Images should be left out, and everything else in the listing reproduced exactly.

* BEGIN SUPPLIED DATA *

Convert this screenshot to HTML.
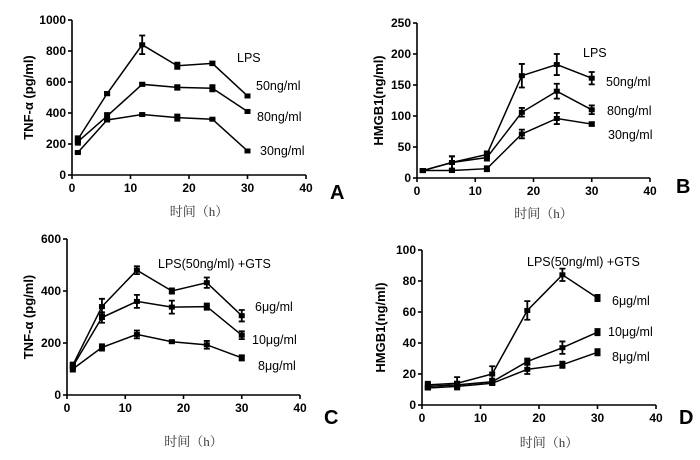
<!DOCTYPE html>
<html><head><meta charset="utf-8">
<style>
body{margin:0;background:#fff;}
svg{display:block;font-family:"Liberation Sans",Arial,sans-serif;}
.tick{font-size:12px;font-weight:bold;}
.yt{font-size:13px;font-weight:bold;}
.lab{font-size:12.5px;}
.pl{font-size:20px;font-weight:bold;}
.xl{font-family:"Liberation Serif","Noto Serif CJK SC",serif;font-size:13px;fill:#333;}
</style></head>
<body>
<svg id="fig" width="700" height="460" viewBox="0 0 700 460"></svg>
<script>
const timesH = [1, 6, 12, 18, 24, 30];
const xTicks = [0, 10, 20, 30, 40];
// Panel A
const aTicks = [0, 200, 400, 600, 800, 1000];
const a50 = [230, 525, 840, 705, 720, 510];
const a50e = [20, 10, 60, 20, 12, 8];
const a80 = [215, 380, 585, 565, 560, 410];
const a80e = [20, 20, 10, 15, 20, 10];
const a30 = [145, 355, 390, 370, 360, 155];
const a30e = [5, 8, 5, 20, 5, 5];
// Panel B
const bTicks = [0, 50, 100, 150, 200, 250];
const b50 = [12, 25, 38, 165, 183, 161];
const b50e = [2, 10, 5, 19, 17, 10];
const b80 = [12, 25, 33, 106, 140, 110];
const b80e = [2, 10, 5, 7, 12, 7];
const b30 = [12, 12, 15, 71, 96, 87];
const b30e = [2, 2, 4, 7, 9, 3];
// Panel C
const cTicks = [0, 200, 400, 600];
const c6 = [115, 340, 480, 400, 432, 305];
const c6e = [10, 30, 15, 10, 20, 22];
const c10 = [110, 298, 360, 338, 340, 230];
const c10e = [10, 20, 25, 25, 12, 15];
const c8 = [100, 183, 233, 205, 193, 143];
const c8e = [10, 12, 15, 3, 15, 10];
// Panel D
const dTicks = [0, 20, 40, 60, 80, 100];
const d6 = [13, 14, 20, 61, 84, 69];
const d6e = [2, 4, 5, 6, 4, 2];
const d10 = [12, 13, 15, 28, 37, 47];
const d10e = [2, 2, 2, 2, 4, 2];
const d8 = [11, 12, 14, 23, 26, 34];
const d8e = [1, 1, 1, 3, 2, 2];

const NS = "http://www.w3.org/2000/svg";
const svg = document.getElementById('fig');
function mk(tag, attrs, parent, text) {
  const e = document.createElementNS(NS, tag);
  for (const k in attrs) e.setAttribute(k, attrs[k]);
  if (text !== undefined) e.textContent = text;
  (parent || svg).appendChild(e);
  return e;
}

function panel(cfg) {
  const g = mk('g', {});
  
  
  const sx = v => cfg.x0 + (v - 0) / 40 * (cfg.x1 - cfg.x0);
  const ymax = cfg.yTicks[cfg.yTicks.length - 1];
  const sy = v => cfg.y0 - v / ymax * (cfg.y0 - cfg.y1);
  const axes = mk('g', {stroke: '#000', 'stroke-width': 1.6}, g);
  
  
  mk('line', {x1: cfg.x0, y1: cfg.y0, x2: cfg.x1, y2: cfg.y0}, axes);
  mk('line', {x1: cfg.x0, y1: cfg.y0, x2: cfg.x0, y2: cfg.y1}, axes);
  xTicks.forEach(t => {
    mk('line', {x1: sx(t), y1: cfg.y0, x2: sx(t), y2: cfg.y0 + 4}, axes);
    const tx = mk('text', {x: sx(t), y: cfg.y0 + 17, 'text-anchor': 'middle', class: 'tick'}, g, t);
    
    
  });
  cfg.yTicks.forEach(t => {
    mk('line', {x1: cfg.x0 - 4, y1: sy(t), x2: cfg.x0, y2: sy(t)}, axes);
    const ty = mk('text', {x: cfg.x0 - 6, y: sy(t) + 4, 'text-anchor': 'end', class: 'tick'}, g, t);
    
    
  });
  const yt = mk('text', {x: 0, y: 0, 'text-anchor': 'middle', class: 'yt',
    transform: `translate(${cfg.ytx},${(cfg.y0 + cfg.y1) / 2}) rotate(-90)`}, g, cfg.ytitle);
  
  
  const xl = mk('text', {x: (cfg.x0 + cfg.x1) / 2 + 10, y: cfg.xly, 'text-anchor': 'middle', class: 'xl'}, g, '时间（h）');
  
  
  const pl = mk('text', {x: cfg.plx, y: cfg.ply, class: 'pl'}, g, cfg.id);
  
  
  cfg.series.forEach(s => {
    const sg = mk('g', {stroke: '#000', fill: '#000'}, g);
    
    
    const pts = timesH.map((t, i) => sx(t) + ',' + sy(s.v[i])).join(' ');
    mk('polyline', {points: pts, fill: 'none', 'stroke-width': 1.5}, sg);
    timesH.forEach((t, i) => {
      const x = sx(t), y = sy(s.v[i]), yh = sy(s.v[i] + s.e[i]), yl = sy(s.v[i] - s.e[i]);
      const eb = mk('path', {d: `M${x},${yh}V${yl}M${x - 3},${yh}H${x + 3}M${x - 3},${yl}H${x + 3}`, fill: 'none', 'stroke-width': 1.8}, sg);
      
      
      const m = mk('rect', {x: x - 3, y: y - 2.5, width: 6, height: 5, stroke: 'none'}, sg);
      
      
    });
  });
  cfg.labels.forEach(l => {
    const t = mk('text', {x: l[1], y: l[2], class: 'lab', 'font-size': l[3] || 12.5}, g, l[0]);
    
    
  });
}

panel({id: 'A', x0: 72, x1: 306, y0: 175, y1: 20, yTicks: aTicks, ytitle: 'TNF-α (pg/ml)', ytx: 33, xly: 216, plx: 330, ply: 199,
  series: [{name: '50ng', v: a50, e: a50e}, {name: '80ng', v: a80, e: a80e}, {name: '30ng', v: a30, e: a30e}],
  labels: [['LPS', 237, 62, 14], ['50ng/ml', 256, 90], ['80ng/ml', 257, 121], ['30ng/ml', 260, 155]]});
panel({id: 'B', x0: 417, x1: 650, y0: 178, y1: 23, yTicks: bTicks, ytitle: 'HMGB1(ng/ml)', ytx: 383, xly: 218, plx: 676, ply: 193,
  series: [{name: '50ng', v: b50, e: b50e}, {name: '80ng', v: b80, e: b80e}, {name: '30ng', v: b30, e: b30e}],
  labels: [['LPS', 583, 57, 13], ['50ng/ml', 606, 86], ['80ng/ml', 607, 115], ['30ng/ml', 608, 139]]});
panel({id: 'C', x0: 67, x1: 300, y0: 395, y1: 239, yTicks: cTicks, ytitle: 'TNF-α (pg/ml)', ytx: 33, xly: 446, plx: 324, ply: 424,
  series: [{name: '6ug', v: c6, e: c6e}, {name: '10ug', v: c10, e: c10e}, {name: '8ug', v: c8, e: c8e}],
  labels: [['LPS(50ng/ml) +GTS', 158, 268], ['6μg/ml', 255, 311], ['10μg/ml', 252, 344], ['8μg/ml', 258, 370]]});
panel({id: 'D', x0: 422, x1: 656, y0: 405, y1: 250, yTicks: dTicks, ytitle: 'HMGB1(ng/ml)', ytx: 385, xly: 447, plx: 679, ply: 424,
  series: [{name: '6ug', v: d6, e: d6e}, {name: '10ug', v: d10, e: d10e}, {name: '8ug', v: d8, e: d8e}],
  labels: [['LPS(50ng/ml) +GTS', 527, 266], ['6μg/ml', 612, 305], ['10μg/ml', 608, 336], ['8μg/ml', 612, 361]]});
</script>
</body></html>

* END SUPPLIED DATA *

FULL ANSWER.
Convert this screenshot to HTML.
<!DOCTYPE html>
<html><head><meta charset="utf-8">
<style>
body{margin:0;background:#fff;}
svg{display:block;font-family:"Liberation Sans",Arial,sans-serif;}
.tick{font-size:12px;font-weight:bold;}
.yt{font-size:13px;font-weight:bold;}
.lab{font-size:12.5px;}
.pl{font-size:20px;font-weight:bold;}
.xl{font-family:"Liberation Serif","Noto Serif CJK SC",serif;font-size:13px;fill:#333;}
</style></head>
<body>
<svg id="fig" width="700" height="460" viewBox="0 0 700 460"></svg>
<script>
const timesH = [1, 6, 12, 18, 24, 30];
const xTicks = [0, 10, 20, 30, 40];
// Panel A
const aTicks = [0, 200, 400, 600, 800, 1000];
const a50 = [230, 525, 840, 705, 720, 510];
const a50e = [20, 10, 60, 20, 12, 8];
const a80 = [215, 380, 585, 565, 560, 410];
const a80e = [20, 20, 10, 15, 20, 10];
const a30 = [145, 355, 390, 370, 360, 155];
const a30e = [5, 8, 5, 20, 5, 5];
// Panel B
const bTicks = [0, 50, 100, 150, 200, 250];
const b50 = [12, 25, 38, 165, 183, 161];
const b50e = [2, 10, 5, 19, 17, 10];
const b80 = [12, 25, 33, 106, 140, 110];
const b80e = [2, 10, 5, 7, 12, 7];
const b30 = [12, 12, 15, 71, 96, 87];
const b30e = [2, 2, 4, 7, 9, 3];
// Panel C
const cTicks = [0, 200, 400, 600];
const c6 = [115, 340, 480, 400, 432, 305];
const c6e = [10, 30, 15, 10, 20, 22];
const c10 = [110, 298, 360, 338, 340, 230];
const c10e = [10, 20, 25, 25, 12, 15];
const c8 = [100, 183, 233, 205, 193, 143];
const c8e = [10, 12, 15, 3, 15, 10];
// Panel D
const dTicks = [0, 20, 40, 60, 80, 100];
const d6 = [13, 14, 20, 61, 84, 69];
const d6e = [2, 4, 5, 6, 4, 2];
const d10 = [12, 13, 15, 28, 37, 47];
const d10e = [2, 2, 2, 2, 4, 2];
const d8 = [11, 12, 14, 23, 26, 34];
const d8e = [1, 1, 1, 3, 2, 2];

const NS = "http://www.w3.org/2000/svg";
const svg = document.getElementById('fig');
function mk(tag, attrs, parent, text) {
  const e = document.createElementNS(NS, tag);
  for (const k in attrs) e.setAttribute(k, attrs[k]);
  if (text !== undefined) e.textContent = text;
  (parent || svg).appendChild(e);
  return e;
}

function panel(cfg) {
  const g = mk('g', {});
  
  
  const sx = v => cfg.x0 + (v - 0) / 40 * (cfg.x1 - cfg.x0);
  const ymax = cfg.yTicks[cfg.yTicks.length - 1];
  const sy = v => cfg.y0 - v / ymax * (cfg.y0 - cfg.y1);
  const axes = mk('g', {stroke: '#000', 'stroke-width': 1.6}, g);
  
  
  mk('line', {x1: cfg.x0, y1: cfg.y0, x2: cfg.x1, y2: cfg.y0}, axes);
  mk('line', {x1: cfg.x0, y1: cfg.y0, x2: cfg.x0, y2: cfg.y1}, axes);
  xTicks.forEach(t => {
    mk('line', {x1: sx(t), y1: cfg.y0, x2: sx(t), y2: cfg.y0 + 4}, axes);
    const tx = mk('text', {x: sx(t), y: cfg.y0 + 17, 'text-anchor': 'middle', class: 'tick'}, g, t);
    
    
  });
  cfg.yTicks.forEach(t => {
    mk('line', {x1: cfg.x0 - 4, y1: sy(t), x2: cfg.x0, y2: sy(t)}, axes);
    const ty = mk('text', {x: cfg.x0 - 6, y: sy(t) + 4, 'text-anchor': 'end', class: 'tick'}, g, t);
    
    
  });
  const yt = mk('text', {x: 0, y: 0, 'text-anchor': 'middle', class: 'yt',
    transform: `translate(${cfg.ytx},${(cfg.y0 + cfg.y1) / 2}) rotate(-90)`}, g, cfg.ytitle);
  
  
  const xl = mk('text', {x: (cfg.x0 + cfg.x1) / 2 + 10, y: cfg.xly, 'text-anchor': 'middle', class: 'xl'}, g, '时间（h）');
  
  
  const pl = mk('text', {x: cfg.plx, y: cfg.ply, class: 'pl'}, g, cfg.id);
  
  
  cfg.series.forEach(s => {
    const sg = mk('g', {stroke: '#000', fill: '#000'}, g);
    
    
    const pts = timesH.map((t, i) => sx(t) + ',' + sy(s.v[i])).join(' ');
    mk('polyline', {points: pts, fill: 'none', 'stroke-width': 1.5}, sg);
    timesH.forEach((t, i) => {
      const x = sx(t), y = sy(s.v[i]), yh = sy(s.v[i] + s.e[i]), yl = sy(s.v[i] - s.e[i]);
      const eb = mk('path', {d: `M${x},${yh}V${yl}M${x - 3},${yh}H${x + 3}M${x - 3},${yl}H${x + 3}`, fill: 'none', 'stroke-width': 1.8}, sg);
      
      
      const m = mk('rect', {x: x - 3, y: y - 2.5, width: 6, height: 5, stroke: 'none'}, sg);
      
      
    });
  });
  cfg.labels.forEach(l => {
    const t = mk('text', {x: l[1], y: l[2], class: 'lab', 'font-size': l[3] || 12.5}, g, l[0]);
    
    
  });
}

panel({id: 'A', x0: 72, x1: 306, y0: 175, y1: 20, yTicks: aTicks, ytitle: 'TNF-α (pg/ml)', ytx: 33, xly: 216, plx: 330, ply: 199,
  series: [{name: '50ng', v: a50, e: a50e}, {name: '80ng', v: a80, e: a80e}, {name: '30ng', v: a30, e: a30e}],
  labels: [['LPS', 237, 62, 14], ['50ng/ml', 256, 90], ['80ng/ml', 257, 121], ['30ng/ml', 260, 155]]});
panel({id: 'B', x0: 417, x1: 650, y0: 178, y1: 23, yTicks: bTicks, ytitle: 'HMGB1(ng/ml)', ytx: 383, xly: 218, plx: 676, ply: 193,
  series: [{name: '50ng', v: b50, e: b50e}, {name: '80ng', v: b80, e: b80e}, {name: '30ng', v: b30, e: b30e}],
  labels: [['LPS', 583, 57, 13], ['50ng/ml', 606, 86], ['80ng/ml', 607, 115], ['30ng/ml', 608, 139]]});
panel({id: 'C', x0: 67, x1: 300, y0: 395, y1: 239, yTicks: cTicks, ytitle: 'TNF-α (pg/ml)', ytx: 33, xly: 446, plx: 324, ply: 424,
  series: [{name: '6ug', v: c6, e: c6e}, {name: '10ug', v: c10, e: c10e}, {name: '8ug', v: c8, e: c8e}],
  labels: [['LPS(50ng/ml) +GTS', 158, 268], ['6μg/ml', 255, 311], ['10μg/ml', 252, 344], ['8μg/ml', 258, 370]]});
panel({id: 'D', x0: 422, x1: 656, y0: 405, y1: 250, yTicks: dTicks, ytitle: 'HMGB1(ng/ml)', ytx: 385, xly: 447, plx: 679, ply: 424,
  series: [{name: '6ug', v: d6, e: d6e}, {name: '10ug', v: d10, e: d10e}, {name: '8ug', v: d8, e: d8e}],
  labels: [['LPS(50ng/ml) +GTS', 527, 266], ['6μg/ml', 612, 305], ['10μg/ml', 608, 336], ['8μg/ml', 612, 361]]});
</script>
</body></html>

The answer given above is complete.